§ **GOAL**
Repeat the data below exactly, dropping any pictures it holds.

§ **PROVIDED DATA**
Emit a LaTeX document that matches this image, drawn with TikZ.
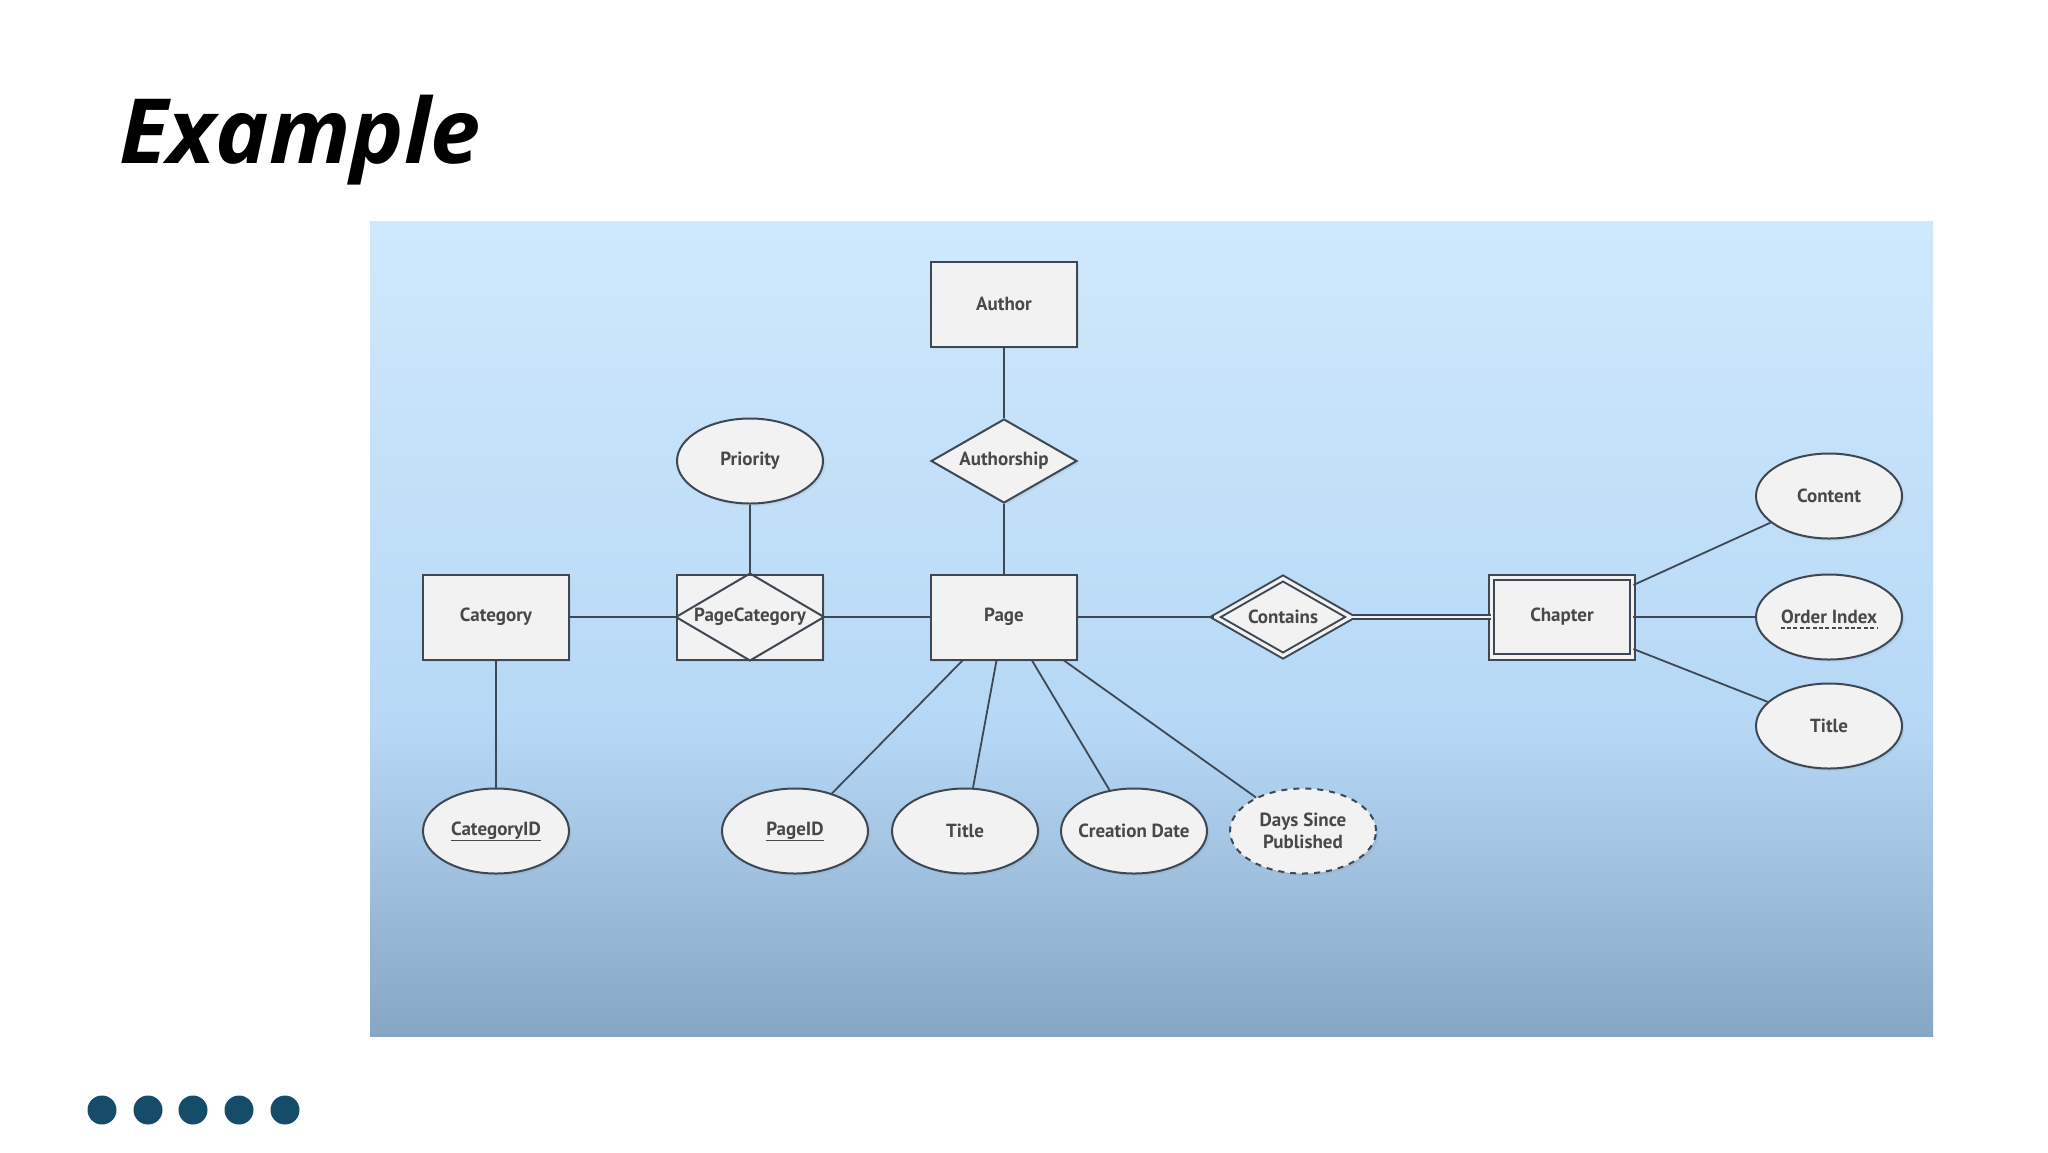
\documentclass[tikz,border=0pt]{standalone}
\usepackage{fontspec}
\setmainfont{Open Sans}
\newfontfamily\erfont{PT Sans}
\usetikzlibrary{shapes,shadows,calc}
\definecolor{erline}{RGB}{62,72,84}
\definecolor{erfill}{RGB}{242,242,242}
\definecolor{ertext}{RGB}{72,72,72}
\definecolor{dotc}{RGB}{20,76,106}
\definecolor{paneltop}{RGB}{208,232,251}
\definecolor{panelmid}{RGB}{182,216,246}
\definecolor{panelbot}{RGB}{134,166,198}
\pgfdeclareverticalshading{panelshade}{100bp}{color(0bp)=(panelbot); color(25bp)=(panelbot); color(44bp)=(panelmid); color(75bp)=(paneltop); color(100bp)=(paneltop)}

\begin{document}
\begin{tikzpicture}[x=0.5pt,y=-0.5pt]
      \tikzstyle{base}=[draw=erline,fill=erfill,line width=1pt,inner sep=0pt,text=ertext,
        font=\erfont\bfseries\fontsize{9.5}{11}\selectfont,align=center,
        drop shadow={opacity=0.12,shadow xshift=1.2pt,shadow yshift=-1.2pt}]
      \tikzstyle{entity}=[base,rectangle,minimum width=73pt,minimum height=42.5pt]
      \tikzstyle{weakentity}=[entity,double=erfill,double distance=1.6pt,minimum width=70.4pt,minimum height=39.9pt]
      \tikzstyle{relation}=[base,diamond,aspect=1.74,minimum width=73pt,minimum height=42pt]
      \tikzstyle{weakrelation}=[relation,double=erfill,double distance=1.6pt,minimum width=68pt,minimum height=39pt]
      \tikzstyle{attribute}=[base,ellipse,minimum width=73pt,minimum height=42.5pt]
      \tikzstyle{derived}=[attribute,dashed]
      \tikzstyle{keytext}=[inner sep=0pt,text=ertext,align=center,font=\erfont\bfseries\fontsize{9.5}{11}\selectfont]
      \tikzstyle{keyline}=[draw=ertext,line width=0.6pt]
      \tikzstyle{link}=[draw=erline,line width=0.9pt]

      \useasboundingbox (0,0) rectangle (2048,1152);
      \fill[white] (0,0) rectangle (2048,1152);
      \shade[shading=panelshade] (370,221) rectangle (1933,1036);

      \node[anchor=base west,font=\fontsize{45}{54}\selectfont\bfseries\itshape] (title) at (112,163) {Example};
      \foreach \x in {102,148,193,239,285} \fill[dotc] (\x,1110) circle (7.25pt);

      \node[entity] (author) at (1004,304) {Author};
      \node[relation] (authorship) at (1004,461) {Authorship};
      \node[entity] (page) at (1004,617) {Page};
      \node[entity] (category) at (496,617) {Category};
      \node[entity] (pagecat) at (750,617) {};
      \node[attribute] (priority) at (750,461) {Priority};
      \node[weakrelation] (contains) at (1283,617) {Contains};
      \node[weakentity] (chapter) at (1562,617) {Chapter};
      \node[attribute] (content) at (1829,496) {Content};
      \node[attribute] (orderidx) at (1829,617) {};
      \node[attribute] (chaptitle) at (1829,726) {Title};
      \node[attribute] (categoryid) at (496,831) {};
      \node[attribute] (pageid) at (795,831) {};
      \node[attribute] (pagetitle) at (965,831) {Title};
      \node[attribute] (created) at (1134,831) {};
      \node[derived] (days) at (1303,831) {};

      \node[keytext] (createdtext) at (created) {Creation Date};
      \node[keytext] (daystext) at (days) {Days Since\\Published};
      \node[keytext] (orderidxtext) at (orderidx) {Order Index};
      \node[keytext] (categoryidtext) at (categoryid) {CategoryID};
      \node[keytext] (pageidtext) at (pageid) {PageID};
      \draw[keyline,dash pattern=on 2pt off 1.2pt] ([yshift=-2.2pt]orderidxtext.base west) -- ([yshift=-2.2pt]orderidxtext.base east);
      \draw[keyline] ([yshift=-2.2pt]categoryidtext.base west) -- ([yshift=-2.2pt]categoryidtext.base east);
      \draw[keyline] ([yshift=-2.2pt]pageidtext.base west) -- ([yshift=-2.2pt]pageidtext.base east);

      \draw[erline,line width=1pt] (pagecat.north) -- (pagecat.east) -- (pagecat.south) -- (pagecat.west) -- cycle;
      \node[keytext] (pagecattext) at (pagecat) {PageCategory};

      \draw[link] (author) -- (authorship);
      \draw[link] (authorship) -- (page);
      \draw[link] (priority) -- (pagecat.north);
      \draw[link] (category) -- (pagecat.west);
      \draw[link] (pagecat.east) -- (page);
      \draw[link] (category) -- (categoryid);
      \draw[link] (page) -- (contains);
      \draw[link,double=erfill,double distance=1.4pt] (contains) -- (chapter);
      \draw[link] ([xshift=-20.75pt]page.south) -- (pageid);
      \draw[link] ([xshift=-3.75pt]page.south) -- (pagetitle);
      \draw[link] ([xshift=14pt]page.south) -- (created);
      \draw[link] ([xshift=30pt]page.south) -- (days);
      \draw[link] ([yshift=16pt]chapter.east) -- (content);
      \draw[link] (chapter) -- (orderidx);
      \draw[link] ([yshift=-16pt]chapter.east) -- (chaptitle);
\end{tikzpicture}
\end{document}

§ **OUTPUT**
Emit a LaTeX document that matches this image, drawn with TikZ.
\documentclass[tikz,border=0pt]{standalone}
\usepackage{fontspec}
\setmainfont{Open Sans}
\newfontfamily\erfont{PT Sans}
\usetikzlibrary{shapes,shadows,calc}
\definecolor{erline}{RGB}{62,72,84}
\definecolor{erfill}{RGB}{242,242,242}
\definecolor{ertext}{RGB}{72,72,72}
\definecolor{dotc}{RGB}{20,76,106}
\definecolor{paneltop}{RGB}{208,232,251}
\definecolor{panelmid}{RGB}{182,216,246}
\definecolor{panelbot}{RGB}{134,166,198}
\pgfdeclareverticalshading{panelshade}{100bp}{color(0bp)=(panelbot); color(25bp)=(panelbot); color(44bp)=(panelmid); color(75bp)=(paneltop); color(100bp)=(paneltop)}

\begin{document}
\begin{tikzpicture}[x=0.5pt,y=-0.5pt]
      \tikzstyle{base}=[draw=erline,fill=erfill,line width=1pt,inner sep=0pt,text=ertext,
        font=\erfont\bfseries\fontsize{9.5}{11}\selectfont,align=center,
        drop shadow={opacity=0.12,shadow xshift=1.2pt,shadow yshift=-1.2pt}]
      \tikzstyle{entity}=[base,rectangle,minimum width=73pt,minimum height=42.5pt]
      \tikzstyle{weakentity}=[entity,double=erfill,double distance=1.6pt,minimum width=70.4pt,minimum height=39.9pt]
      \tikzstyle{relation}=[base,diamond,aspect=1.74,minimum width=73pt,minimum height=42pt]
      \tikzstyle{weakrelation}=[relation,double=erfill,double distance=1.6pt,minimum width=68pt,minimum height=39pt]
      \tikzstyle{attribute}=[base,ellipse,minimum width=73pt,minimum height=42.5pt]
      \tikzstyle{derived}=[attribute,dashed]
      \tikzstyle{keytext}=[inner sep=0pt,text=ertext,align=center,font=\erfont\bfseries\fontsize{9.5}{11}\selectfont]
      \tikzstyle{keyline}=[draw=ertext,line width=0.6pt]
      \tikzstyle{link}=[draw=erline,line width=0.9pt]

      \useasboundingbox (0,0) rectangle (2048,1152);
      \fill[white] (0,0) rectangle (2048,1152);
      \shade[shading=panelshade] (370,221) rectangle (1933,1036);

      \node[anchor=base west,font=\fontsize{45}{54}\selectfont\bfseries\itshape] (title) at (112,163) {Example};
      \foreach \x in {102,148,193,239,285} \fill[dotc] (\x,1110) circle (7.25pt);

      \node[entity] (author) at (1004,304) {Author};
      \node[relation] (authorship) at (1004,461) {Authorship};
      \node[entity] (page) at (1004,617) {Page};
      \node[entity] (category) at (496,617) {Category};
      \node[entity] (pagecat) at (750,617) {};
      \node[attribute] (priority) at (750,461) {Priority};
      \node[weakrelation] (contains) at (1283,617) {Contains};
      \node[weakentity] (chapter) at (1562,617) {Chapter};
      \node[attribute] (content) at (1829,496) {Content};
      \node[attribute] (orderidx) at (1829,617) {};
      \node[attribute] (chaptitle) at (1829,726) {Title};
      \node[attribute] (categoryid) at (496,831) {};
      \node[attribute] (pageid) at (795,831) {};
      \node[attribute] (pagetitle) at (965,831) {Title};
      \node[attribute] (created) at (1134,831) {};
      \node[derived] (days) at (1303,831) {};

      \node[keytext] (createdtext) at (created) {Creation Date};
      \node[keytext] (daystext) at (days) {Days Since\\Published};
      \node[keytext] (orderidxtext) at (orderidx) {Order Index};
      \node[keytext] (categoryidtext) at (categoryid) {CategoryID};
      \node[keytext] (pageidtext) at (pageid) {PageID};
      \draw[keyline,dash pattern=on 2pt off 1.2pt] ([yshift=-2.2pt]orderidxtext.base west) -- ([yshift=-2.2pt]orderidxtext.base east);
      \draw[keyline] ([yshift=-2.2pt]categoryidtext.base west) -- ([yshift=-2.2pt]categoryidtext.base east);
      \draw[keyline] ([yshift=-2.2pt]pageidtext.base west) -- ([yshift=-2.2pt]pageidtext.base east);

      \draw[erline,line width=1pt] (pagecat.north) -- (pagecat.east) -- (pagecat.south) -- (pagecat.west) -- cycle;
      \node[keytext] (pagecattext) at (pagecat) {PageCategory};

      \draw[link] (author) -- (authorship);
      \draw[link] (authorship) -- (page);
      \draw[link] (priority) -- (pagecat.north);
      \draw[link] (category) -- (pagecat.west);
      \draw[link] (pagecat.east) -- (page);
      \draw[link] (category) -- (categoryid);
      \draw[link] (page) -- (contains);
      \draw[link,double=erfill,double distance=1.4pt] (contains) -- (chapter);
      \draw[link] ([xshift=-20.75pt]page.south) -- (pageid);
      \draw[link] ([xshift=-3.75pt]page.south) -- (pagetitle);
      \draw[link] ([xshift=14pt]page.south) -- (created);
      \draw[link] ([xshift=30pt]page.south) -- (days);
      \draw[link] ([yshift=16pt]chapter.east) -- (content);
      \draw[link] (chapter) -- (orderidx);
      \draw[link] ([yshift=-16pt]chapter.east) -- (chaptitle);
\end{tikzpicture}
\end{document}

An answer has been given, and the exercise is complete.